We need to finish our war with North Korea.

It is extraordinary that 65 years after the cessation of hostilities, we’ve not yet been able to negotiate a peace treaty.  There are several reasons for this, primarily revolving around a shared unwillingness by both North and South Korea to formally accept the notion of two separate sovereign Korean states.  They both want unification, but they each wish to perpetuate their system of government, rather than accept the other country’s regime.

Whether or not a peace agreement can be concluded, the former principal participants in the conflict – US, South Korea and North Korea – need to ensure that the current situation which anticipates (and therefore almost encourages) a sudden return to active hostilities breaking out at any minute is replaced by a more stable peace.

Why not do this by expanding the DMZ from 2.5 miles to 25 miles or even to 250 miles?  With both capitals – Seoul and Pyongyang – relatively close to the current border (25 and 85 miles, respectively), moving artillery and other forces much further away from the border reduces the perceived immediate threats for both sides.  The oft-cited claim of there being thousands of artillery pieces ready to start raining rounds on Seoul with almost no warning would cease to have its validity, and the latest developments in satellite monitoring make it easy to enforce such extended zones.

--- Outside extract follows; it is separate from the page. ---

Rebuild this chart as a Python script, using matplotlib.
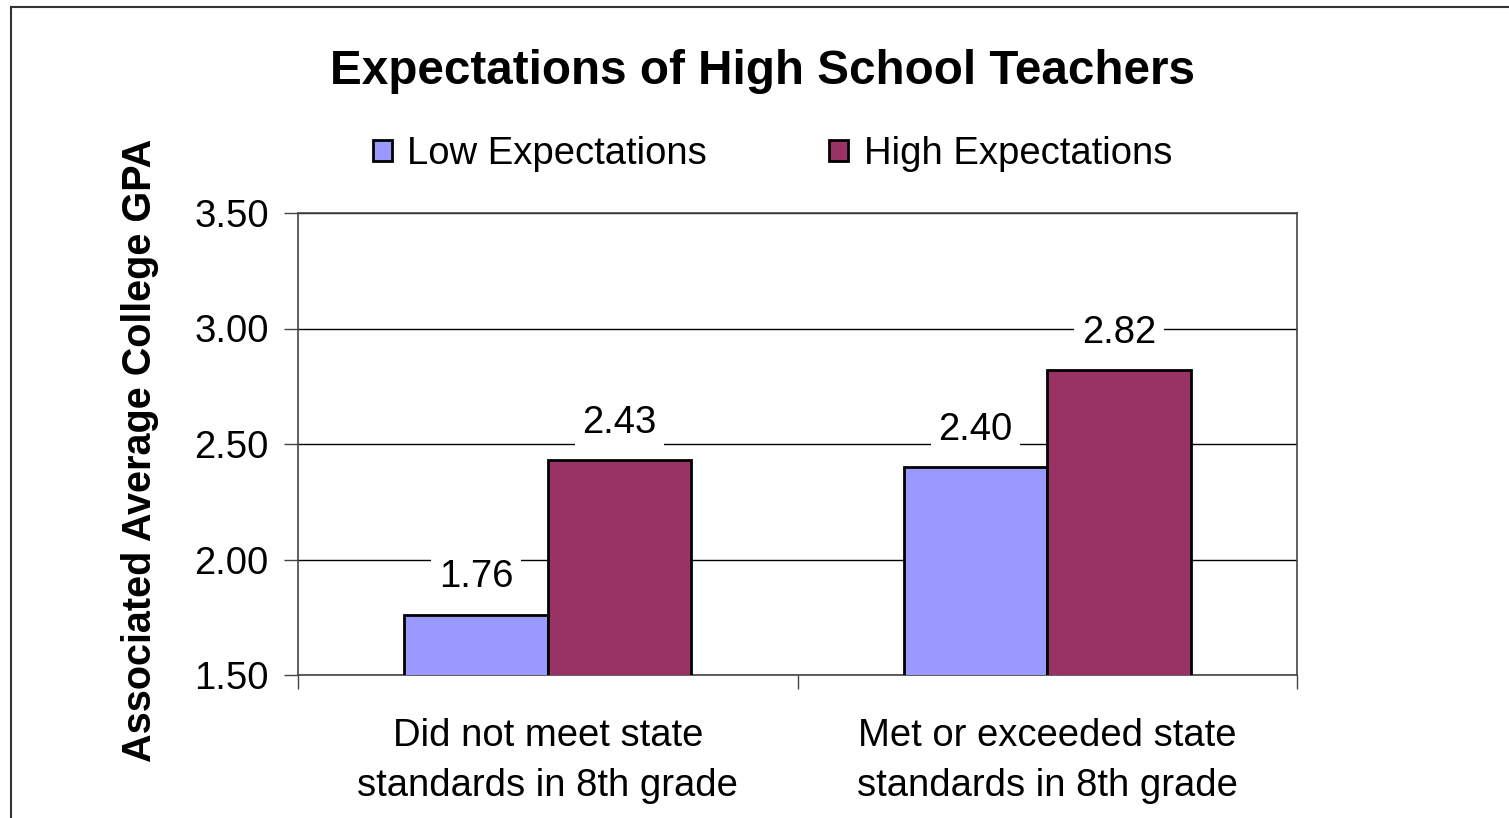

After the abject failure of aggressive economic hostilities, isn’t it time to try the other approach.  Make it so North Korea stands to lose more if it breaks out of a ‘loving economic embrace’ with South Korea and the west in general, rather than at present, where it has nothing to lose, no matter what it does or how much of an international pariah it allows itself to be and become.

Most of all, rather than prohibiting US travel to North Korea, isn’t it time to re-invigorate the concept of ‘citizen ambassadors’ and to fill North Korea with walking talking irrefutable examples of how people in the west are ordinary normal people, and eager to be friends rather than enemies.